Job: Determine the count of lines holding the string "this". Return only the number.

Entries with chart source code:

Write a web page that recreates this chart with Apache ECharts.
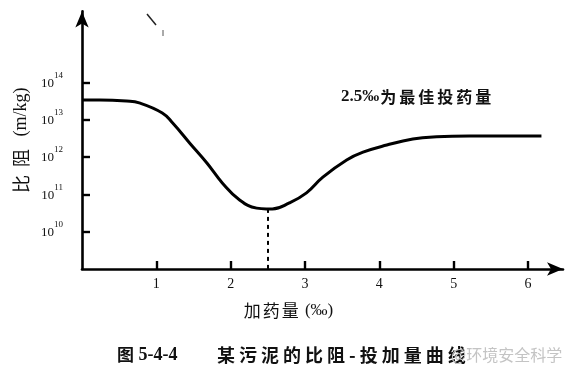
<!DOCTYPE html>
<html>
<head>
<meta charset="utf-8">
<script src="https://cdn.jsdelivr.net/npm/echarts@6/dist/echarts.min.js"></script>
<style>html,body{margin:0;padding:0;background:#fff}#c{width:575px;height:374px}</style>
</head>
<body>
<div id="c"></div>
<script>
// 加药量 (‰)
const dosage = [0, 0.24, 0.60, 0.77, 1.08, 1.22, 1.45, 1.68, 1.89, 2.12, 2.35, 2.48, 2.56, 2.79, 3.02, 3.24, 3.56, 3.78, 4.10, 4.45, 4.77, 5.21, 5.75, 6.18];
// log10 of 比阻 (m/kg)
const resistanceExp = [13.53, 13.53, 13.50, 13.45, 13.18, 12.91, 12.37, 11.84, 11.30, 10.85, 10.63, 10.61, 10.61, 10.77, 11.04, 11.46, 11.92, 12.13, 12.32, 12.48, 12.54, 12.56, 12.56, 12.56];
const xTicks = [1, 2, 3, 4, 5, 6];
const yTickExps = [10, 11, 12, 13, 14];
const optimumDose = 2.5;
const optimumExp = 10.61;
const captionFig = '图';
const captionNo = ' 5-4-4';
const captionText = '某污泥的比阻-投加量曲线';
const noteNum = '2.5‰';
const noteText = '为最佳投药量';
const watermark = '@环境安全科学';

const chart = echarts.init(document.getElementById('c'));
const pts = dosage.map((d, i) => [d, Math.pow(10, resistanceExp[i])]);
const serif = '"Liberation Serif","DejaVu Serif",serif';
const cjk = '"Noto Sans CJK SC",sans-serif';
const spaced = (s, tag) => Array.from(s).map(ch => '{' + tag + '|' + ch + '}').join('');

chart.setOption({
  animation: false,
  backgroundColor: '#fff',
  grid: {left: 82, right: 12, top: 11.4, bottom: 105},
  title: [
    {text: '{f|' + captionFig + '}{n|' + captionNo + '}', left: 112, top: 341,
     textStyle: {rich: {
       f: {fontFamily: cjk, fontSize: 17, fontWeight: 'bold', color: '#111'},
       n: {fontFamily: serif, fontSize: 18, color: '#111'}}}},
    {text: spaced(captionText, 'c'), left: 212, top: 341,
     textStyle: {rich: {c: {fontFamily: cjk, fontSize: 18, fontWeight: 'bold', color: '#111', padding: [0, 4, 0, 0]}}}},
    {text: watermark, left: 446, top: 342,
     textStyle: {fontFamily: cjk, fontSize: 16, fontWeight: 'normal', color: '#c4c4c4'}},
    {text: '{n|' + noteNum + '}' + spaced(noteText, 'c'), left: 336, top: 83,
     textStyle: {rich: {
       n: {fontFamily: serif, fontSize: 17, color: '#111', padding: [0, 1, 0, 0]},
       c: {fontFamily: cjk, fontSize: 16, fontWeight: 'bold', color: '#111', padding: [0, 3, 0, 0]}}}}
  ],
  graphic: [
    {type: 'line', shape: {x1: 147, y1: 14, x2: 156, y2: 25}, style: {stroke: '#222', lineWidth: 1.5}},
    {type: 'line', shape: {x1: 163, y1: 30, x2: 163, y2: 36}, style: {stroke: '#555', lineWidth: 1}}
  ],
  xAxis: {
    type: 'value', min: 0, max: 6.47,
    name: spaced('加药量', 'c') + '{l| (‰)}', nameLocation: 'middle', nameGap: 33,
    nameTextStyle: {padding: [0, 68, 0, 0], rich: {
      c: {fontFamily: cjk, fontSize: 17, color: '#111', padding: [0, 2, 0, 0]},
      l: {fontFamily: serif, fontSize: 17, color: '#111'}}},
    axisLine: {show: true, symbol: ['none', 'arrow'], symbolSize: [10, 16],
      lineStyle: {color: '#000', width: 2.6}},
    axisTick: {show: true, inside: true, length: 8, customValues: xTicks,
      lineStyle: {color: '#000', width: 2.4}},
    axisLabel: {customValues: xTicks, margin: 8, fontFamily: serif, fontSize: 14, color: '#111'},
    splitLine: {show: false}
  },
  yAxis: {
    type: 'log', logBase: 10, min: 1e9, max: Math.pow(10, 15.9),
    name: spaced('比阻', 'c') + '{l| (m/kg)}', nameLocation: 'middle', nameGap: 45,
    nameTextStyle: {padding: [0, 0, 0, 0], rich: {
      c: {fontFamily: cjk, fontSize: 18, color: '#111', padding: [0, 8, 0, 0]},
      l: {fontFamily: serif, fontSize: 18, color: '#111'}}},
    axisLine: {show: true, symbol: ['none', 'arrow'], symbolSize: [10, 16],
      lineStyle: {color: '#000', width: 2.6}},
    axisTick: {show: true, inside: true, length: 8,
      customValues: yTickExps.map(e => Math.pow(10, e)),
      lineStyle: {color: '#000', width: 2.4}},
    axisLabel: {
      customValues: yTickExps.map(e => Math.pow(10, e)),
      margin: 19,
      padding: [0, 0, 4, 0],
      formatter: v => '{b|10}{s|' + Math.round(Math.log10(v)) + '}',
      rich: {
        b: {fontFamily: serif, fontSize: 13, color: '#111', verticalAlign: 'bottom', padding: [6, 0, 0, 0]},
        s: {fontFamily: serif, fontSize: 9, color: '#111', verticalAlign: 'top', padding: [0, 0, 6, 0]}
      }
    },
    splitLine: {show: false}
  },
  series: [{
    type: 'line', data: pts, smooth: 0.45, showSymbol: false,
    lineStyle: {color: '#000', width: 3},
    markLine: {
      silent: true, symbol: ['none', 'none'], label: {show: false},
      lineStyle: {color: '#000', width: 2, type: [4, 4]},
      data: [[{coord: [optimumDose, Math.pow(10, optimumExp)]}, {coord: [optimumDose, 1e9]}]]
    }
  }]
});
</script>
</body>
</html>
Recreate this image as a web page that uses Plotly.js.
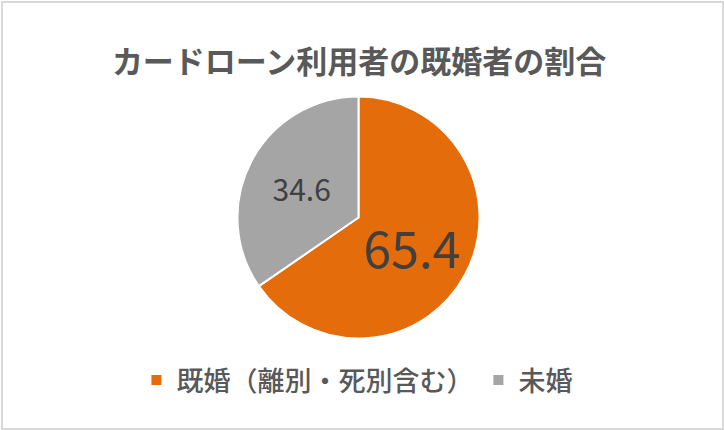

Output: 2